— START —
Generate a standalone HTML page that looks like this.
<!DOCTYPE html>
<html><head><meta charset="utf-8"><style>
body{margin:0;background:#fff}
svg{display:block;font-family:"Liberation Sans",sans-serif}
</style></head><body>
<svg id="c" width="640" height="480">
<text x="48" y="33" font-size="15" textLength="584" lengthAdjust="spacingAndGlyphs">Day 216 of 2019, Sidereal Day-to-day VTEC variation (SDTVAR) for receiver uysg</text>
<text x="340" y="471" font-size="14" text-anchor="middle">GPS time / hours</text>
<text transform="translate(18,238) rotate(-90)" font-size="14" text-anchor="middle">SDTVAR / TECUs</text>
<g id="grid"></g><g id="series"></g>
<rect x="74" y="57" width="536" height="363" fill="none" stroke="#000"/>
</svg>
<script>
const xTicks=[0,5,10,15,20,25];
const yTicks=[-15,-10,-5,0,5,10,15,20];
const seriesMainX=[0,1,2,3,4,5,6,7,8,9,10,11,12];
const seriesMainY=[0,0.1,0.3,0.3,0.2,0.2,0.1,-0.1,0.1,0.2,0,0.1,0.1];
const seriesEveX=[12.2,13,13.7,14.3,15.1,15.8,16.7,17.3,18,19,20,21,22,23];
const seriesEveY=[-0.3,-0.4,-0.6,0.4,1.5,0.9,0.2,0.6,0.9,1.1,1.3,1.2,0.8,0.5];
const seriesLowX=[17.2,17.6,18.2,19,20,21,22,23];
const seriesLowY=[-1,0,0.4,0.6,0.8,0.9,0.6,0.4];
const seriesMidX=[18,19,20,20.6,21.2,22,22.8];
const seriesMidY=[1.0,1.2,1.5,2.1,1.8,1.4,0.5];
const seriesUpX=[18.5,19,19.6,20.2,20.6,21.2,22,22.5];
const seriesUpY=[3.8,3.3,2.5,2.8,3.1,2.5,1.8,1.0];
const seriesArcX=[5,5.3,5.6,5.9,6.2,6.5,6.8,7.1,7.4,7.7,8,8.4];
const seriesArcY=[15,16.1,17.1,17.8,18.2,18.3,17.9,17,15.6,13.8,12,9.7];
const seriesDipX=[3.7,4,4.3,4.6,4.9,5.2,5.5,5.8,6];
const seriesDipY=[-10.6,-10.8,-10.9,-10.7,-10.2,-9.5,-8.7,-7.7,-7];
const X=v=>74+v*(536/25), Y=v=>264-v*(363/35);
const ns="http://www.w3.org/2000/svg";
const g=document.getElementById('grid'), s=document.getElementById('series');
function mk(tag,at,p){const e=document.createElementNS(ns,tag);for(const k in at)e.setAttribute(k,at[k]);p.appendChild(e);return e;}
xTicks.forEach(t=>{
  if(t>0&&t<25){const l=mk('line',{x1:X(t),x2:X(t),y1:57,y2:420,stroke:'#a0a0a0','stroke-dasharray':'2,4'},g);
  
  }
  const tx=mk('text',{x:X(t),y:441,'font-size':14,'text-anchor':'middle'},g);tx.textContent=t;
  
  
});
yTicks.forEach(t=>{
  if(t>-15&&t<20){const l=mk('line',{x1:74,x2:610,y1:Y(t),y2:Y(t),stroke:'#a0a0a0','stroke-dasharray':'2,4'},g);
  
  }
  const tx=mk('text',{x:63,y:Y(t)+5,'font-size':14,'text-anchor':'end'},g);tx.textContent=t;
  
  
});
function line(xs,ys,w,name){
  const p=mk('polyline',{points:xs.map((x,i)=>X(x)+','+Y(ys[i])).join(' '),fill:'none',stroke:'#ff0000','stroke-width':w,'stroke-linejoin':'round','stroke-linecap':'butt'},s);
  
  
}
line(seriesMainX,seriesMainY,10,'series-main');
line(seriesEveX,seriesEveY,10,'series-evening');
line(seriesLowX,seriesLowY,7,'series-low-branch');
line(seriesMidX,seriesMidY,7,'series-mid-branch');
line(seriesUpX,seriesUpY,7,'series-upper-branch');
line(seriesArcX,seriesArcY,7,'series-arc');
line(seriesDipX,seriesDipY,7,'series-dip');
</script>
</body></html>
— END —
Stated task
Write out all the lines again, exactly as they are.

Solution for this task
Generate a standalone HTML page that looks like this.
<!DOCTYPE html>
<html><head><meta charset="utf-8"><style>
body{margin:0;background:#fff}
svg{display:block;font-family:"Liberation Sans",sans-serif}
</style></head><body>
<svg id="c" width="640" height="480">
<text x="48" y="33" font-size="15" textLength="584" lengthAdjust="spacingAndGlyphs">Day 216 of 2019, Sidereal Day-to-day VTEC variation (SDTVAR) for receiver uysg</text>
<text x="340" y="471" font-size="14" text-anchor="middle">GPS time / hours</text>
<text transform="translate(18,238) rotate(-90)" font-size="14" text-anchor="middle">SDTVAR / TECUs</text>
<g id="grid"></g><g id="series"></g>
<rect x="74" y="57" width="536" height="363" fill="none" stroke="#000"/>
</svg>
<script>
const xTicks=[0,5,10,15,20,25];
const yTicks=[-15,-10,-5,0,5,10,15,20];
const seriesMainX=[0,1,2,3,4,5,6,7,8,9,10,11,12];
const seriesMainY=[0,0.1,0.3,0.3,0.2,0.2,0.1,-0.1,0.1,0.2,0,0.1,0.1];
const seriesEveX=[12.2,13,13.7,14.3,15.1,15.8,16.7,17.3,18,19,20,21,22,23];
const seriesEveY=[-0.3,-0.4,-0.6,0.4,1.5,0.9,0.2,0.6,0.9,1.1,1.3,1.2,0.8,0.5];
const seriesLowX=[17.2,17.6,18.2,19,20,21,22,23];
const seriesLowY=[-1,0,0.4,0.6,0.8,0.9,0.6,0.4];
const seriesMidX=[18,19,20,20.6,21.2,22,22.8];
const seriesMidY=[1.0,1.2,1.5,2.1,1.8,1.4,0.5];
const seriesUpX=[18.5,19,19.6,20.2,20.6,21.2,22,22.5];
const seriesUpY=[3.8,3.3,2.5,2.8,3.1,2.5,1.8,1.0];
const seriesArcX=[5,5.3,5.6,5.9,6.2,6.5,6.8,7.1,7.4,7.7,8,8.4];
const seriesArcY=[15,16.1,17.1,17.8,18.2,18.3,17.9,17,15.6,13.8,12,9.7];
const seriesDipX=[3.7,4,4.3,4.6,4.9,5.2,5.5,5.8,6];
const seriesDipY=[-10.6,-10.8,-10.9,-10.7,-10.2,-9.5,-8.7,-7.7,-7];
const X=v=>74+v*(536/25), Y=v=>264-v*(363/35);
const ns="http://www.w3.org/2000/svg";
const g=document.getElementById('grid'), s=document.getElementById('series');
function mk(tag,at,p){const e=document.createElementNS(ns,tag);for(const k in at)e.setAttribute(k,at[k]);p.appendChild(e);return e;}
xTicks.forEach(t=>{
  if(t>0&&t<25){const l=mk('line',{x1:X(t),x2:X(t),y1:57,y2:420,stroke:'#a0a0a0','stroke-dasharray':'2,4'},g);
  
  }
  const tx=mk('text',{x:X(t),y:441,'font-size':14,'text-anchor':'middle'},g);tx.textContent=t;
  
  
});
yTicks.forEach(t=>{
  if(t>-15&&t<20){const l=mk('line',{x1:74,x2:610,y1:Y(t),y2:Y(t),stroke:'#a0a0a0','stroke-dasharray':'2,4'},g);
  
  }
  const tx=mk('text',{x:63,y:Y(t)+5,'font-size':14,'text-anchor':'end'},g);tx.textContent=t;
  
  
});
function line(xs,ys,w,name){
  const p=mk('polyline',{points:xs.map((x,i)=>X(x)+','+Y(ys[i])).join(' '),fill:'none',stroke:'#ff0000','stroke-width':w,'stroke-linejoin':'round','stroke-linecap':'butt'},s);
  
  
}
line(seriesMainX,seriesMainY,10,'series-main');
line(seriesEveX,seriesEveY,10,'series-evening');
line(seriesLowX,seriesLowY,7,'series-low-branch');
line(seriesMidX,seriesMidY,7,'series-mid-branch');
line(seriesUpX,seriesUpY,7,'series-upper-branch');
line(seriesArcX,seriesArcY,7,'series-arc');
line(seriesDipX,seriesDipY,7,'series-dip');
</script>
</body></html>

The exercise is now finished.